Sunday, June 10, 2018

Starsea Horizons

Hello, friends. It’s been a good long while since I posted anything on any of my blogs. Not even the Surface of the Sun one where I rant about stuff all the time. Twitter has become my new outlet. 😉

Yes, I am that author.

But actually, Twitter has a really good community of authors, editors, and artists. I love that about it.

But I do need to get back to posting about writing. Tumblr flash fiction doesn’t quite cover that. So here I am. Back. From outer space.

(10 points for everyone who laughed at my song reference.)

To get my re-emergence started, here’s a thing I wrote recently that ended up pretty cool. It’s a bit of fluff for a game world my friend and I designed.

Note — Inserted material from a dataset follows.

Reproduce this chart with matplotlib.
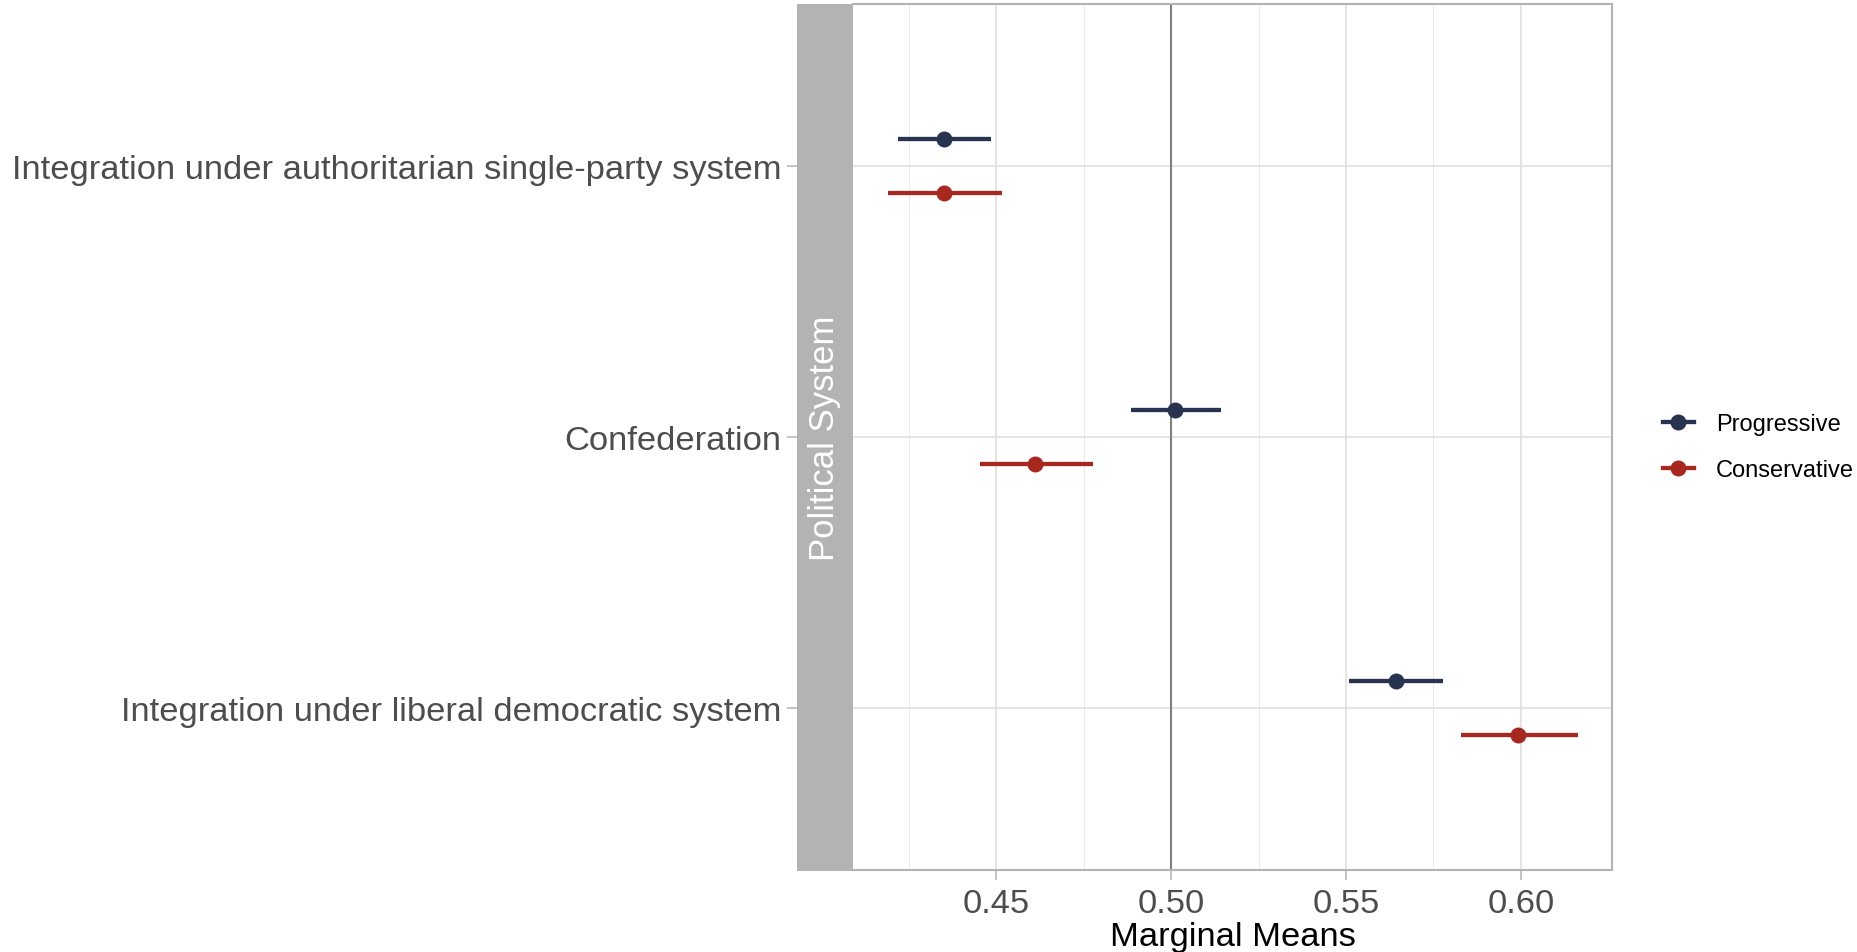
import matplotlib
matplotlib.use("Agg")
import matplotlib.pyplot as plt
from matplotlib.lines import Line2D
import numpy as np

plt.rcParams['font.family'] = ['Liberation Sans', 'DejaVu Sans']

categories = ["Integration under authoritarian single-party system",
              "Confederation",
              "Integration under liberal democratic system"]
groups = ["Progressive", "Conservative"]
prog_est = [0.4351, 0.5010, 0.5642]
prog_lo = [0.4220, 0.4885, 0.5510]
prog_hi = [0.4486, 0.5142, 0.5777]
cons_est = [0.4351, 0.4611, 0.5993]
cons_lo = [0.4189, 0.4453, 0.5828]
cons_hi = [0.4517, 0.4777, 0.6162]
xticks = [0.45, 0.50, 0.55, 0.60]
xtick_labels = ["0.45", "0.50", "0.55", "0.60"]
minor_ticks = [0.425, 0.475, 0.525, 0.575]
ref_value = 0.5
strip_label = "Political System"
x_title = "Marginal Means"

colors = {"Progressive": "#283350", "Conservative": "#A6281F"}

W, H = 1858, 953
fig = plt.figure(figsize=(W / 100, H / 100), dpi=100)

left, right, top, bottom = 853, 1612, 5, 871
ax = fig.add_axes([left / W, 1 - bottom / H, (right - left) / W, (bottom - top) / H])

n = len(categories)
ypos = np.arange(n, 0, -1)  # top category first
offsets = {"Progressive": 0.1, "Conservative": -0.1}
data = {"Progressive": (prog_est, prog_lo, prog_hi),
        "Conservative": (cons_est, cons_lo, cons_hi)}

ax.axvline(ref_value, color="#7F7F7F", lw=1.5, zorder=1.5)

for g in groups:
    est, lo, hi = data[g]
    y = ypos + offsets[g]
    ax.hlines(y, lo, hi, color=colors[g], lw=3.1, zorder=3)
    ax.plot(est, y, 'o', color=colors[g], ms=11.5, zorder=4, mec='none')

allv = prog_lo + prog_hi + cons_lo + cons_hi
lo_r, hi_r = min(allv), max(allv)
pad = 0.05 * (hi_r - lo_r)
ax.set_xlim(lo_r - pad, hi_r + pad)
ax.set_ylim(0.4, n + 0.6)

ax.set_xticks(xticks)
ax.set_xticklabels(xtick_labels)
ax.set_xticks(minor_ticks, minor=True)
ax.set_yticks(ypos)
ax.set_yticklabels(categories)

ax.grid(True, which='major', color="#DEDEDE", lw=1.1, zorder=0)
ax.grid(True, which='minor', axis='x', color="#E6E6E6", lw=0.6, zorder=0)
ax.set_axisbelow(True)

for s in ax.spines.values():
    s.set_color("#B3B3B3")
    s.set_linewidth(1.5)
ax.spines['left'].set_position(('outward', 56 * 0.72))
ax.spines['left'].set_color('none')

ax.tick_params(axis='x', which='major', colors="#B3B3B3", labelcolor="#4D4D4D",
               labelsize=24.8, length=7, width=1.1, pad=6)
ax.tick_params(axis='x', which='minor', length=0)
ax.tick_params(axis='y', colors="#B3B3B3", labelcolor="#4D4D4D",
               labelsize=24.8, length=7, width=1.1, pad=4)

ax.set_xlabel(x_title, fontsize=24.8, color="black", labelpad=1.5)

# strip
sax = fig.add_axes([797 / W, 1 - 872 / H, 56 / W, 867 / H])
sax.set_facecolor("#B3B3B3")
sax.set_xticks([])
sax.set_yticks([])
for s in sax.spines.values():
    s.set_visible(False)
sax.text(0.5, 0.5, strip_label, rotation=90, ha='center', va='center',
         color='white', fontsize=25, transform=sax.transAxes)

handles = [Line2D([0], [0], color=colors[g], lw=3.1, marker='o', ms=11.5, mec='none')
           for g in groups]
fig.legend(handles, groups, loc='center left', bbox_to_anchor=(1663 / W, 1 - 448 / H),
           frameon=False, fontsize=17, handlelength=1.3, handletextpad=0.95,
           labelspacing=1.03, borderpad=0, borderaxespad=0)

fig.savefig("out.png", dpi=100)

The starsea is a sort of flat-world system with islands that float in a sea of stardust. It has two moons, a whole pantheon of gods and goddesses, and a strong seafaring culture between all the worlds. There are exotic lands, flying islands, and stardust monsters the likes of which few see, and still return to tell the tale.

Enjoy.

“If anything’s to be said about the starsea, it should be that nothing else in all the worlds is so good at turning a simple man into a poet. At making a pauper feel royal, or filling a child’s mind with dreams of glorious possibilities.
The way it looks serene, but teems with perilous beasts. How it carries the living, but consumes the dead. Just like the queen of the gods, the Starsea is full of dualities. It’s a reflection of divinity.
I wasn’t a poet. I guess I still ain’t, cept when I’m up in the crows nest, and the stardust sparkles in the light of the moons. When all around me is quiet and crystalline and goes on forever.  
I can’t help feeling that my words won’t do justice to the vastness and majesty of that space between spaces. I don’t know as anyone’s could. But that’s the thing about the starsea: it makes you try anyway.
It fills you with a longing for far off places, and unseen sights. It makes you want to write all the words that ain’t never been written, and sing all the songs that ain’t never been sung. It takes you right up to the end of reality itself, and then, once you’ve seen the edge of all things, its currents carry you safely back home again.”